◆ **EXERCISE DETAILS**: The entries below contain a line with "Clone this chart in matplotlib." and a line with "plt.rcParams['font.serif'] = ['Liberation". Quote exactly those two lines and all lines between them.

◆ **SUPPLIED ENTRIES**:
>> Begin

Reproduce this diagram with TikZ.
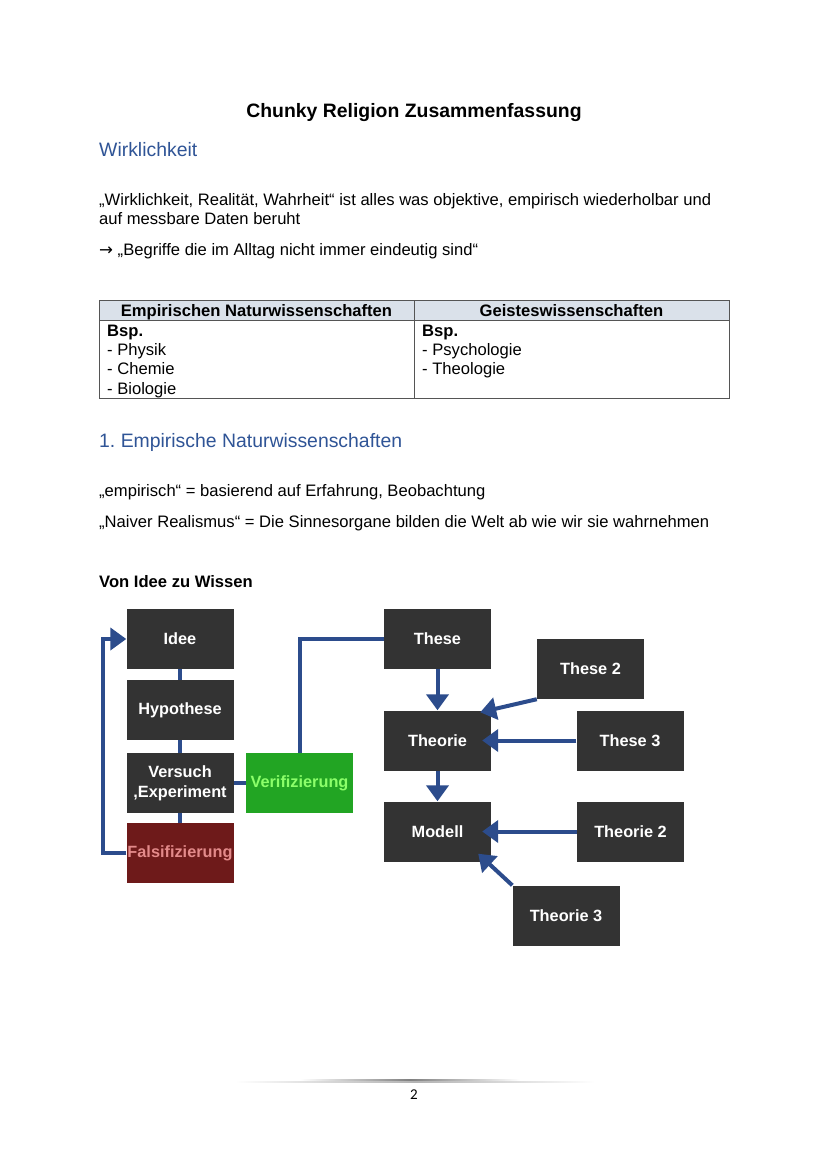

>> End
>> Begin

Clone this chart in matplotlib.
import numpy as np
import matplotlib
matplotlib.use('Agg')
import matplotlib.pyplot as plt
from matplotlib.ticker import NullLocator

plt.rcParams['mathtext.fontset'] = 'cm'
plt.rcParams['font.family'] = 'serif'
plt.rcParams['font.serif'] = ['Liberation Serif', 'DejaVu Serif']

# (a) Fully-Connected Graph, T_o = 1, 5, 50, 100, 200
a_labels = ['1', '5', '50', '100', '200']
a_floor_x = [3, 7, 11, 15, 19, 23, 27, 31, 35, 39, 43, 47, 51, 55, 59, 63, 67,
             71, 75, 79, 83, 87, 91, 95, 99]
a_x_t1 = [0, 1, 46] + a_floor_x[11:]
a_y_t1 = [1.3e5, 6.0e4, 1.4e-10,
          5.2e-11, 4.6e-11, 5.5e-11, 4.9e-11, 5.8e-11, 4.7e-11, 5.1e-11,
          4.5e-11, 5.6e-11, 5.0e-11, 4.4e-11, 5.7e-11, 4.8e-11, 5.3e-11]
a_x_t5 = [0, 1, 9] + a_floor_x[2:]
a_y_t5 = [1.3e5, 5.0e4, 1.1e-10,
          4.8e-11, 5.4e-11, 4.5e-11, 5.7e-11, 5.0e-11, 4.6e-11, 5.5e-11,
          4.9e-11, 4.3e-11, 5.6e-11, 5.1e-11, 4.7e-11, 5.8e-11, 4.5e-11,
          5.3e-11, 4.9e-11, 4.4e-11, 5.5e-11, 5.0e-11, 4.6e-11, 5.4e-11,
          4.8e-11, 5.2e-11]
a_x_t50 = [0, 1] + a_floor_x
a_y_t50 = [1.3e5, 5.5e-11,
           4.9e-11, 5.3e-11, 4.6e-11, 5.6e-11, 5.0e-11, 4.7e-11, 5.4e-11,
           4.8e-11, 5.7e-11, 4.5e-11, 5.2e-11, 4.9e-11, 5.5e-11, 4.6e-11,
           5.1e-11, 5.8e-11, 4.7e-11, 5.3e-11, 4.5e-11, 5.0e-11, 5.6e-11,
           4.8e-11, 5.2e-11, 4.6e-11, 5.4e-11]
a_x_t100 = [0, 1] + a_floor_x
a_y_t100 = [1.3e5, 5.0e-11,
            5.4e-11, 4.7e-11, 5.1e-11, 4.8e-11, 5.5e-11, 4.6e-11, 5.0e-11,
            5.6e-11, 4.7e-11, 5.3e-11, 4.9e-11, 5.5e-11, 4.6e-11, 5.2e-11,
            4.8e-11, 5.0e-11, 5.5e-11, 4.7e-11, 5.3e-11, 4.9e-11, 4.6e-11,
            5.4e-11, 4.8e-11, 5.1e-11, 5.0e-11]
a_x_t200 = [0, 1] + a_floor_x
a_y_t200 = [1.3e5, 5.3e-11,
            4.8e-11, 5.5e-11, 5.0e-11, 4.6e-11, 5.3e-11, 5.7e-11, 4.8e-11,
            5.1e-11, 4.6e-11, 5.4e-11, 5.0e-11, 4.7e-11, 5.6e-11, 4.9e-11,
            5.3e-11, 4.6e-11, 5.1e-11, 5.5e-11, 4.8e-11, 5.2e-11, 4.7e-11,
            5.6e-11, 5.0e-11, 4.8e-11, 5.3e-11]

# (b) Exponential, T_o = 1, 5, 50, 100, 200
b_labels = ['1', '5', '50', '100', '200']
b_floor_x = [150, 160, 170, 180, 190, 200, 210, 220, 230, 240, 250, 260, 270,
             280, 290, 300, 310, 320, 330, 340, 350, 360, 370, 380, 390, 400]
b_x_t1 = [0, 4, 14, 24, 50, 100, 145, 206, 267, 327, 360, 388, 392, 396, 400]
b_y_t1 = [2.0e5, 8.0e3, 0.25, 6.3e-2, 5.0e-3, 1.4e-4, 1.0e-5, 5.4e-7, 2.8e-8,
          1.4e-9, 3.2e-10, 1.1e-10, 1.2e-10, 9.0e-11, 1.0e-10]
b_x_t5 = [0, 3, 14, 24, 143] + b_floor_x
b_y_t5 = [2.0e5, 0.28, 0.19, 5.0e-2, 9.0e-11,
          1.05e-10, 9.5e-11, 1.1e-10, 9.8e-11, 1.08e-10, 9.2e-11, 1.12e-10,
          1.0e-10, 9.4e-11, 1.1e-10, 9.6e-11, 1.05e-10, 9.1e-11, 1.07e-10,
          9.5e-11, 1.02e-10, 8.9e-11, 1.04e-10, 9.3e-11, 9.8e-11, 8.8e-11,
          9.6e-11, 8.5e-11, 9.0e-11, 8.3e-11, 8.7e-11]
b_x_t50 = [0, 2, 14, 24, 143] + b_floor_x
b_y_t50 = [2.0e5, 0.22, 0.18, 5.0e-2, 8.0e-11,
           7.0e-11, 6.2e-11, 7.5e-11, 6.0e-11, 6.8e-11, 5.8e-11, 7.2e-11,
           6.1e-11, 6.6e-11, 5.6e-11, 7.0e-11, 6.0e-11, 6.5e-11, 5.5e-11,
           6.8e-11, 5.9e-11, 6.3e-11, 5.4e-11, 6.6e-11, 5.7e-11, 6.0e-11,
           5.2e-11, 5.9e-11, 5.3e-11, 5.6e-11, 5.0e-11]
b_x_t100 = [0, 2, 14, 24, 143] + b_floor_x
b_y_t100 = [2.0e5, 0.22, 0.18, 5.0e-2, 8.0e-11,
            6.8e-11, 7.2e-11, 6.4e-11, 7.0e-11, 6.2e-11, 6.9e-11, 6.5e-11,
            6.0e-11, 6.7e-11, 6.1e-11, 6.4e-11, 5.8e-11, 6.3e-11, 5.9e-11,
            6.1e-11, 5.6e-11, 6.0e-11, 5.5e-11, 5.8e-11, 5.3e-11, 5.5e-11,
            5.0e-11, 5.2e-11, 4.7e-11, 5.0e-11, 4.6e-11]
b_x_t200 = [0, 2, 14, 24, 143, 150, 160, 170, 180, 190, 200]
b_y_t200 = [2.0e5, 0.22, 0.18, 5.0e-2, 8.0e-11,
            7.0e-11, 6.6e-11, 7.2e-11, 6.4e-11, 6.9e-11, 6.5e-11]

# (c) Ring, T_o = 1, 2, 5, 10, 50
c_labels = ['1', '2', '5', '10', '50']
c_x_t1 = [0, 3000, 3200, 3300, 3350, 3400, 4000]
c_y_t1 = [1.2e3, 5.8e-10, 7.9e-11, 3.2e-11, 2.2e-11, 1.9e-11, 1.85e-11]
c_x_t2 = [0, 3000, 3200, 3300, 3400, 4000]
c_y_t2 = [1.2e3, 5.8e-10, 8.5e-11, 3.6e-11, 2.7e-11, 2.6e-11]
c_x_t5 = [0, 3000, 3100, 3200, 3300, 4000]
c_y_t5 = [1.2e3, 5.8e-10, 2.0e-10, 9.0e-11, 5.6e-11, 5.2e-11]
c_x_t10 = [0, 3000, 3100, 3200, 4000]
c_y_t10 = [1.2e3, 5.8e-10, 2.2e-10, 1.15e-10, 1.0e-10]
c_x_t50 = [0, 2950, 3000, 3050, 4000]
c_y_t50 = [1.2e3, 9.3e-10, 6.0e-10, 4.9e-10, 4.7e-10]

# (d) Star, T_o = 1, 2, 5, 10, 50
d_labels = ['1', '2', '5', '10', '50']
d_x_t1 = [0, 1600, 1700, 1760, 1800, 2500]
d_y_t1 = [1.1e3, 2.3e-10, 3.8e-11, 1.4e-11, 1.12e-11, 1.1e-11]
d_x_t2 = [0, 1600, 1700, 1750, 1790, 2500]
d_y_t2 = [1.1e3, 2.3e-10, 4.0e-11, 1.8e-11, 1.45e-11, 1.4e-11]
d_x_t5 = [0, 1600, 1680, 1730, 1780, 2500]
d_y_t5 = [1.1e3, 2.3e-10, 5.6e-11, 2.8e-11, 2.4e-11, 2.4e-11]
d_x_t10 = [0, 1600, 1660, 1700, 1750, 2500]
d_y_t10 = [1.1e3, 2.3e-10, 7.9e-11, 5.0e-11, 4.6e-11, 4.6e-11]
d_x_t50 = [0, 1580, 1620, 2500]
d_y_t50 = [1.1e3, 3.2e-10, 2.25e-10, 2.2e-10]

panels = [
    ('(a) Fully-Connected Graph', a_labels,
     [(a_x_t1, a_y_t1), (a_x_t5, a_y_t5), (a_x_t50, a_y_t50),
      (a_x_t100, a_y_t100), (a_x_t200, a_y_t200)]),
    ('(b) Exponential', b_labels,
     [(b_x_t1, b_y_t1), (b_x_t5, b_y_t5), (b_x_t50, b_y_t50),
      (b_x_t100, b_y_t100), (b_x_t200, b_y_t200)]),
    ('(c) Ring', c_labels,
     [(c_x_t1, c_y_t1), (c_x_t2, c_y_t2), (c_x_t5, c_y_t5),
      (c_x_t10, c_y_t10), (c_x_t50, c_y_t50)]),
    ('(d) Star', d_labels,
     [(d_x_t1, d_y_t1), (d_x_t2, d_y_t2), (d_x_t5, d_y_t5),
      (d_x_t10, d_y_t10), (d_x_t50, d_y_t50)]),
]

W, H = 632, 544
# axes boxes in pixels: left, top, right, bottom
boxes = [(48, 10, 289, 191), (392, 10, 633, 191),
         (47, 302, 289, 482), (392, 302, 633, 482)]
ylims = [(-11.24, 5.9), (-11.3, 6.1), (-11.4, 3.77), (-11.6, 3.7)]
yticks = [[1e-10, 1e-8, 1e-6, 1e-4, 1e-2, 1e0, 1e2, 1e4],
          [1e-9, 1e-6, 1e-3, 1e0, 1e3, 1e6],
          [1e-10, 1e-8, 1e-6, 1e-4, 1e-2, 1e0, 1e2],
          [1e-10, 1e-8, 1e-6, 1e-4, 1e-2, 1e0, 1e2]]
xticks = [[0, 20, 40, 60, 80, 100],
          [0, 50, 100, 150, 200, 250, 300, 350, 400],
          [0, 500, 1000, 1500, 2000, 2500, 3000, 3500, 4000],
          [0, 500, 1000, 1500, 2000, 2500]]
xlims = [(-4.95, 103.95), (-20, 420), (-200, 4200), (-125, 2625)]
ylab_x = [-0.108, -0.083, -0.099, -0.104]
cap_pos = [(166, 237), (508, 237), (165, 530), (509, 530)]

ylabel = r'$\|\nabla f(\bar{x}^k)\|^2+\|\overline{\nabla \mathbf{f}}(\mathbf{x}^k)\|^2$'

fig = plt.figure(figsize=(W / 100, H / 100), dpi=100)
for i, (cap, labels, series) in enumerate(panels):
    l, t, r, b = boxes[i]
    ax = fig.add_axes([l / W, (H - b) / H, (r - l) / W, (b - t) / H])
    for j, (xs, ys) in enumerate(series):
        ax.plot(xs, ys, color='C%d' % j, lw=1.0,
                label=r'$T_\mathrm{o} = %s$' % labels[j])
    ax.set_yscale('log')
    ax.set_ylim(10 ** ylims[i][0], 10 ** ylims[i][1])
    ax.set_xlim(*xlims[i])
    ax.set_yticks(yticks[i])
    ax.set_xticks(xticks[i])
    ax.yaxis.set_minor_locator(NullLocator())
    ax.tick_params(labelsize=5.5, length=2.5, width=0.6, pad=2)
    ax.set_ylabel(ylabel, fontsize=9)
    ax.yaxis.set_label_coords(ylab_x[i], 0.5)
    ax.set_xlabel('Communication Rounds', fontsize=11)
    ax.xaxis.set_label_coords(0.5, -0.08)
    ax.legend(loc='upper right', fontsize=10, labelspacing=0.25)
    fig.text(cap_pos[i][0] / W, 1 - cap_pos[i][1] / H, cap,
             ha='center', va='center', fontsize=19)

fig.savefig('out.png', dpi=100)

>> End

◆ **FINAL ANSWER**:
Clone this chart in matplotlib.
import numpy as np
import matplotlib
matplotlib.use('Agg')
import matplotlib.pyplot as plt
from matplotlib.ticker import NullLocator

plt.rcParams['mathtext.fontset'] = 'cm'
plt.rcParams['font.family'] = 'serif'
plt.rcParams['font.serif'] = ['Liberation Serif', 'DejaVu Serif']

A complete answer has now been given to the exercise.